Get Physical – Spark Innovation and Unleash Creativity

Yahoo! created a buzz when their memo “Lets get physical” reached its employees. “Speed and quality are often sacrificed when we work from home,” reads the memo to employees from HR head Jackie Reses. “We need to be one Yahoo!, and that starts with physically being together.”

Soon all over the internet, journalists and bloggers alike found a new punching bag – questioning the logic and seemingly absurd behavior. No one expected this in the age of super connectivity, not the least from a silicon valley tech giant. The issue of working from home has been a controversial one always, with some certain that working at home is the way to go for the future while skeptics questioning its impact on productivity.

Company policies promoting working from home have been known to boost employee morale and productivity as it definitely brings more flexibility to employees. Certain ground rules help to prevent abuse of this privilege and help to create a win-win situation for employers and their employees. Marissa Meyer’s is a new age CEO. Why then she is going back to the stone age and not okay with people working remotely. Doesn’t she want her employees to be happy and productive? With Web 2.0 , don’t we have the technology now that anyone can be connected from anywhere and still do everything expected of them. There is no doubt a smart CEO like Marissa Meyer knows her facts well. So what prompted her to go in this direction? Digging deeper into this, an interesting aspect hit me.

Productivity might not be the biggest problem on Yahoo CEO’s hands, Innovation could be. A company that  is fast becoming irrelevant needs to re-invent itself completely to stay in the game. With survival at stake, innovation is more important than productivity.

Julián Limón Núñez and his team while doing his research project found out that the single most mentioned innovation source was the random hallway conversation. They discovered that creativity sparks during lunch conversations or when employees sneak into someone else’s screen. Once meetings are over, employees have a chance to quickly chat in the hallway and jump into others. Virtual teams could miss a lot of these opportunities. Once the virtual meeting is over, there is no chance to quickly chat about something or grab someone for lunch or a quick coffee to discuss “really important stuff”. Satyasiba Das and Håkon Finne studied the inter relationships of innovation and co-location scientifically and summarized their results in paper titled “Innovation and Co-location“. In this connection, they said, co-locative factors play a crucial role.

A hint of this line of thinking is given by Jackie in the memo “Some of the best decisions and insights come from hallway and cafeteria discussions, meeting new people, and impromptu team meetings.” She is bang on the target. This is where innovation happens.

Not to say that it cannot happen remotely, but the fastest way to come up with brightest ideas is by putting a few talented people into a room together. It is common sense summed up excellently in the line from the memo “Speed and quality are often sacrificed when we work from home

Yahoo at this point of time needs those bright ideas and needs them really fast for survival.

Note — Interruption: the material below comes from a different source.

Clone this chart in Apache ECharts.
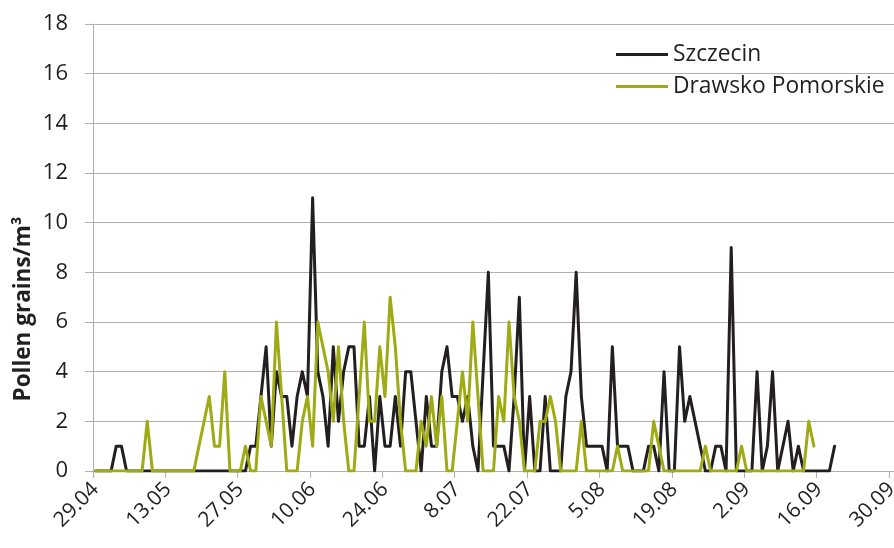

Working from home is OK when you need to do routine stuff – answer regular customer support queries, fix minor bugs, do routine administrative tasks. But when it comes to creative thinking, brainstorming and the like , its best to be together as much as a possible – physically.

When you think from this perspective, “Lets get physical” does make sense when innovation is top on the agenda.

2 thoughts on “Get Physical – Spark Innovation and Unleash Creativity”

  1. Agree with Yahoo’s new decision that for innovation, employees need to work together physical. Happy to see that yahoo is trying in right direction.

  2. In fact working in office together, is not only better for innovation it is also helps to resolve issues encountered by other teams by providing additional set of eyes.